Thanks in advance for any help.
EDIT: Adding some details to the argumentation in the $\mathbb{A}=\{R\}$ case:
Take $$S=\{(a_{ij})_{ij} \in A^{n\times m} \; | \; \forall j: (a_{1j}, \dots a_{nj})\in R \}$$ and then $$F=\{(i_1, \dots, i_n) \in \{1, \dots, |A|^m\}^n \; | \; v_{i_1}, \dots, v_{i_{n}} \text{are (in this order) rows of some matrix in }S\}.$$
Then "$(i_1, \dots, i_n) \in F$" means "there is some $m$-tuple of $n$-tuples in the relation $R$ which forces every polymorphism of $R$ to have the $n$-tuple of arguments for vectors $v_{i_1}, \dots, v_{i_n}$ again in the relation R", which is (after considering the coding of functions) precisely what the atomic formula $R(a_{i_1}, \dots, a_{i_n})$ (i.e. $(a_{i_1}, \dots, a_{i_n}) \in R$ ) ensures.

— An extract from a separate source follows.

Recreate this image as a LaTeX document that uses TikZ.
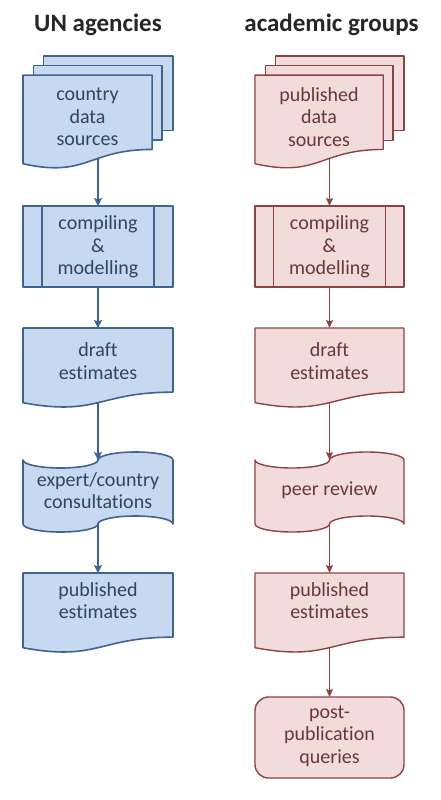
\documentclass[tikz,border=0pt]{standalone}
\usepackage{fontspec}
\setmainfont[Ligatures=NoCommon]{Carlito}
\usetikzlibrary{arrows.meta}
\definecolor{bfill}{HTML}{C6D9F1}
\definecolor{bline}{HTML}{41638F}
\definecolor{btext}{HTML}{2F4463}
\definecolor{rfill}{HTML}{F2DCDB}
\definecolor{rline}{HTML}{8A4444}
\definecolor{rtext}{HTML}{683838}
\definecolor{ttext}{HTML}{262626}
\begin{document}
\begin{tikzpicture}[x=1pt,y=-1pt,
  bshape/.style={fill=bfill,draw=bline,line width=1.6pt,line join=round},
  rshape/.style={fill=rfill,draw=rline,line width=1.4pt,line join=round},
  btxt/.style={text=btext,align=center,font=\fontsize{20}{22.5}\selectfont,inner sep=0pt},
  rtxt/.style={text=rtext,align=center,font=\fontsize{20}{22.5}\selectfont,inner sep=0pt},
  coltitle/.style={text=ttext,font=\fontsize{25}{30}\selectfont\bfseries,anchor=base,inner sep=0pt},
  barrow/.style={draw=bline,line width=1.8pt,-{Stealth[length=8pt,width=8pt,inset=1.5pt]}},
  rarrow/.style={draw=rline,line width=1.3pt,-{Stealth[length=8pt,width=7pt,inset=1.5pt]}},
]
\useasboundingbox[fill=white] (0,0) rectangle (441,800);

% ---------- titles ----------
\node[coltitle] (tUN) at (98,32) {UN agencies};
\node[coltitle] (tAC) at (331.5,32) {academic groups};

% ---------- left column (UN agencies) ----------
\begin{scope}[shift={(23,56)},xscale=150,yscale=112]
  \path[bshape] (0.1376,0) rectangle (1,0.6663);
  \path[bshape] (0.0709,0.0840) rectangle (0.9259,0.7524);
  \path[bshape] (0,0.1701) -- (0.8609,0.1701) -- (0.8609,0.8344)
     .. controls (0.4305,0.8344) and (0.4305,1.0899) .. (0,0.9621) -- cycle;
\end{scope}
\begin{scope}[shift={(23,206)},xscale=150,yscale=81]
  \path[bshape] (0,0) rectangle (1,1);
  \draw[bshape,fill=none] (0.125,0) -- (0.125,1) (0.875,0) -- (0.875,1);
\end{scope}
\begin{scope}[shift={(23,328)},xscale=150,yscale=80]
  \path[bshape] (0,0) -- (1,0) -- (1,0.802)
     .. controls (0.5,0.802) and (0.5,1.1075) .. (0,0.9339) -- cycle;
\end{scope}
\begin{scope}[shift={(23,452)},xscale=150,yscale=80]
  \path[bshape] (0,0.1) arc[start angle=180,end angle=0,x radius=0.25,y radius=0.1]
     arc[start angle=180,end angle=360,x radius=0.25,y radius=0.1]
     -- (1,0.9) arc[start angle=0,end angle=-180,x radius=0.25,y radius=0.1]
     arc[start angle=0,end angle=180,x radius=0.25,y radius=0.1] -- cycle;
\end{scope}
\begin{scope}[shift={(23,573)},xscale=150,yscale=80]
  \path[bshape] (0,0) -- (1,0) -- (1,0.802)
     .. controls (0.5,0.802) and (0.5,1.1075) .. (0,0.9339) -- cycle;
\end{scope}

\node[btxt] (uSrc) at (87.5,117) {country\\data\\sources};
\node[btxt] (uComp) at (98,247) {compiling\\\&\\modelling};
\node[btxt] (uDraft) at (98,361) {draft\\estimates};
\node[btxt] (uCons) at (98,490.5) {expert/country\\consultations};
\node[btxt] (uPub) at (98,600.5) {published\\estimates};

\coordinate (uSrcOut) at (98,158.4);
\coordinate (uCompIn) at (98,206);
\coordinate (uCompOut) at (98,287);
\coordinate (uDraftIn) at (98,328);
\coordinate (uDraftOut) at (98,402.6);
\coordinate (uConsIn) at (98,460);
\coordinate (uConsOut) at (98,524);
\coordinate (uPubIn) at (98,573);

\draw[barrow] (uSrcOut) -- (uCompIn);
\draw[barrow] (uCompOut) -- (uDraftIn);
\draw[barrow] (uDraftOut) -- (uConsIn);
\draw[barrow] (uConsOut) -- (uPubIn);

% ---------- right column (academic groups) ----------
\begin{scope}[shift={(255,56)},xscale=149,yscale=112]
  \path[rshape] (0.1376,0) rectangle (1,0.6663);
  \path[rshape] (0.0709,0.0840) rectangle (0.9259,0.7524);
  \path[rshape] (0,0.1701) -- (0.8609,0.1701) -- (0.8609,0.8344)
     .. controls (0.4305,0.8344) and (0.4305,1.0899) .. (0,0.9621) -- cycle;
\end{scope}
\begin{scope}[shift={(255,206)},xscale=149,yscale=81]
  \path[rshape] (0,0) rectangle (1,1);
  \draw[rshape,fill=none] (0.125,0) -- (0.125,1) (0.875,0) -- (0.875,1);
\end{scope}
\begin{scope}[shift={(255,328)},xscale=149,yscale=80]
  \path[rshape] (0,0) -- (1,0) -- (1,0.802)
     .. controls (0.5,0.802) and (0.5,1.1075) .. (0,0.9339) -- cycle;
\end{scope}
\begin{scope}[shift={(255,452)},xscale=149,yscale=80]
  \path[rshape] (0,0.1) arc[start angle=180,end angle=0,x radius=0.25,y radius=0.1]
     arc[start angle=180,end angle=360,x radius=0.25,y radius=0.1]
     -- (1,0.9) arc[start angle=0,end angle=-180,x radius=0.25,y radius=0.1]
     arc[start angle=0,end angle=180,x radius=0.25,y radius=0.1] -- cycle;
\end{scope}
\begin{scope}[shift={(255,573)},xscale=149,yscale=80]
  \path[rshape] (0,0) -- (1,0) -- (1,0.802)
     .. controls (0.5,0.802) and (0.5,1.1075) .. (0,0.9339) -- cycle;
\end{scope}
\path[rshape,rounded corners=13.5pt] (255,697) rectangle (404,778);

\node[rtxt] (aSrc) at (319,117) {published\\data\\sources};
\node[rtxt] (aComp) at (329.5,247) {compiling\\\&\\modelling};
\node[rtxt] (aDraft) at (329.5,361) {draft\\estimates};
\node[rtxt] (aPeer) at (329.5,490) {peer review};
\node[rtxt] (aPub) at (329.5,600.5) {published\\estimates};
\node[rtxt] (aPost) at (329.5,736) {post-\\publication\\queries};

\coordinate (aSrcOut) at (329.5,158.4);
\coordinate (aCompIn) at (329.5,206);
\coordinate (aCompOut) at (329.5,287);
\coordinate (aDraftIn) at (329.5,328);
\coordinate (aDraftOut) at (329.5,402.6);
\coordinate (aPeerIn) at (329.5,460);
\coordinate (aPeerOut) at (329.5,524);
\coordinate (aPubIn) at (329.5,573);
\coordinate (aPubOut) at (329.5,648);
\coordinate (aPostIn) at (329.5,697);

\draw[rarrow] (aSrcOut) -- (aCompIn);
\draw[rarrow] (aCompOut) -- (aDraftIn);
\draw[rarrow] (aDraftOut) -- (aPeerIn);
\draw[rarrow] (aPeerOut) -- (aPubIn);
\draw[rarrow] (aPubOut) -- (aPostIn);
\end{tikzpicture}
\end{document}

A classmate of mine figured it out.
For the infinite case, the key observation is that $\mathrm{Pol}_m(\mathbb{A})$ is a subset of $A^{A^m}$, which is a finite set. Say $A^{A^m}\setminus \mathrm{Pol}_m(\mathbb{A})=\{f_1, \dots, f_k\}$. Then for every $i$, there is a relation $R_i \in \mathbb{A}$ such that $f_i$ is not invariant under $R_i$. Then clearly $\mathrm{Pol}_m(\mathbb{A})=\mathrm{Pol}_m(\{R_1, \dots, R_k\})$ and thus, the pp-definition for the finite case can be used.